Saturday, September 28, 2013

How to be a Woman

I just finished reading How to be a Woman by Caitlin Moran and it was AMAZING. This is book about being a 21st century feminist and how it fits into our daily lives here in our 1st world countries. She says early on "Traditional feminism would tell you that ... we should concentrate on the big stuff like pay inequality, female circumcision in the Third World, and domestic abuse. ...But all those little, stupider, more obvious day-to-day problems with being a woman are, in a way, just as deleterious to women's piece of mind" She is referring to wearing the right clothes, grooming properly, being a mother, drinking, talking (both to men and women), and who our role models should be and what to do with them.

And she touches on all of these. Using the story of her life, mixed with true feministic literature references thrown in (most of which I actually have read since I took three women's literature classes during my undergrad days), she gives her view on why you need to find the proper word for your breasts (I am partial to boobies), discusses why we all have a heel collection that we can't get rid of yet never wear (I have about 5 pairs that I love...yet always leave the house in Converse), and when to know when enough is enough in the kid department.

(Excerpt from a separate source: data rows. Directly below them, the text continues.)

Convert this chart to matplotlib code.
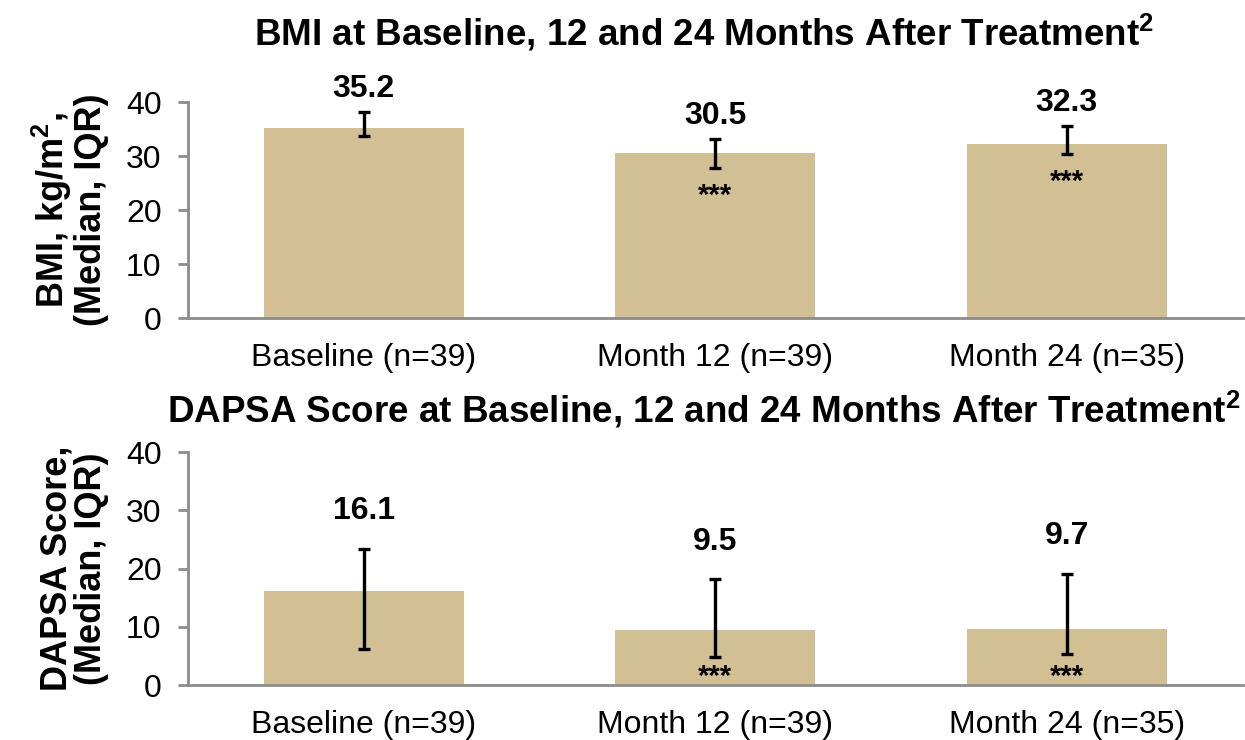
import matplotlib
matplotlib.use("Agg")
import matplotlib.pyplot as plt
import numpy as np

plt.rcParams["font.family"] = ["Liberation Sans", "DejaVu Sans"]
plt.rcParams["mathtext.fontset"] = "custom"
plt.rcParams["mathtext.rm"] = "Liberation Sans"
plt.rcParams["mathtext.bf"] = "Liberation Sans:bold"

# Shared categories
categories = ["Baseline (n=39)", "Month 12 (n=39)", "Month 24 (n=35)"]

# BMI, kg/m^2: median with interquartile range
bmi_median = [35.2, 30.5, 32.3]
bmi_q1 = [33.7, 27.8, 30.4]
bmi_q3 = [38.2, 33.1, 35.6]
bmi_sig = ["", "***", "***"]

# DAPSA score: median with interquartile range
dapsa_median = [16.1, 9.5, 9.7]
dapsa_q1 = [6.2, 4.8, 5.4]
dapsa_q3 = [23.4, 18.2, 19.1]
dapsa_sig = ["", "***", "***"]

y_ticks = [0, 10, 20, 30, 40]

BAR_COLOR = "#D3BF94"
AXIS_COLOR = "#8C8C8C"

fig = plt.figure(figsize=(12.45, 7.4), dpi=100)
ax_top = fig.add_axes([0.151, 0.570, 0.847, 0.292])
ax_bot = fig.add_axes([0.151, 0.0743, 0.847, 0.3147])


def draw_panel(ax, median, q1, q3, sig, ylabel, label_off, star_mode):
    x = np.arange(len(categories))
    med = np.array(median)
    lo = med - np.array(q1)
    hi = np.array(q3) - med
    ax.bar(x, med, width=0.57, color=BAR_COLOR, zorder=2)
    ax.errorbar(x, med, yerr=[lo, hi], fmt="none", ecolor="black",
                elinewidth=2.4, capsize=4.5, capthick=2.4, zorder=3)
    for xi, m, top, bot, s in zip(x, median, q3, q1, sig):
        ax.annotate(f"{m:.1f}", xy=(xi, top), xytext=(0, label_off),
                    textcoords="offset points", ha="center", va="center",
                    fontsize=23, fontweight="bold")
        if s:
            if star_mode == "below":
                ax.annotate(s, xy=(xi, bot), xytext=(0, -20),
                            textcoords="offset points", ha="center",
                            va="center", fontsize=21, fontweight="bold")
            else:
                ax.annotate(s, xy=(xi, 0), xytext=(0, 6),
                            textcoords="offset points", ha="center",
                            va="center", fontsize=21, fontweight="bold")
    ax.set_xlim(-0.5, 2.5)
    ax.set_ylim(0, 40)
    ax.set_yticks(y_ticks)
    ax.set_xticks(x)
    ax.set_xticklabels(categories)
    ax.tick_params(axis="x", length=0, pad=18, labelsize=23)
    ax.tick_params(axis="y", length=7, width=2, color=AXIS_COLOR,
                   pad=12, labelsize=23)
    for side in ("top", "right"):
        ax.spines[side].set_visible(False)
    for side in ("left", "bottom"):
        ax.spines[side].set_color(AXIS_COLOR)
        ax.spines[side].set_linewidth(2)
    ax.set_ylabel(ylabel, fontsize=26, fontweight="bold", labelpad=12,
                  multialignment="center", linespacing=1.0)


draw_panel(ax_top, bmi_median, bmi_q1, bmi_q3, bmi_sig,
           "BMI, kg/m$^{\\mathbf{2}}$,\n(Median, IQR)", 16.5, "below")
draw_panel(ax_bot, dapsa_median, dapsa_q1, dapsa_q3, dapsa_sig,
           "DAPSA Score,\n(Median, IQR)", 27, "base")

fig.text(704 / 1245, 1 - 33 / 740,
         "BMI at Baseline, 12 and 24 Months After Treatment$^{\\mathbf{2}}$",
         ha="center", va="center", fontsize=26.5, fontweight="bold")
fig.text(704 / 1245, 1 - 410 / 740,
         "DAPSA Score at Baseline, 12 and 24 Months After Treatment$^{\\mathbf{2}}$",
         ha="center", va="center", fontsize=26.5, fontweight="bold")

fig.savefig("out.png", dpi=100)
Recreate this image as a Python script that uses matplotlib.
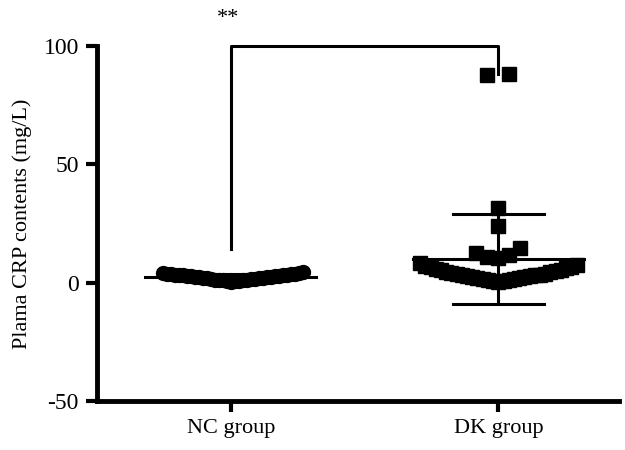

This was the section that intrigued me the most. Not to give too many spoilers away, she and her husband get pregnant with their third child and both decide together to have an abortion because they know it's not right for them. And this was an amazing thing for me to encounter. Before this point in the book, I'd been feeling pretty confident in my 27 year-old feminism powers, but this one was new to me. The only people I've known so far in life who have had an abortion made the decision because they were "young and not ready." She made the decision from a completely different point of view. She talks about how it wasn't even a hard decision and she felt no guilt - that was an amazing thought to me. Having children, loving them, and then deciding to be done. Deciding to focus on loving the ones you have and having time to love yourself as well. That sounds amazing to me. I love the empowerment from a different perspective. From a place of love for the child you are giving up.

This book was amazing and I'm now going to give it to every woman I know.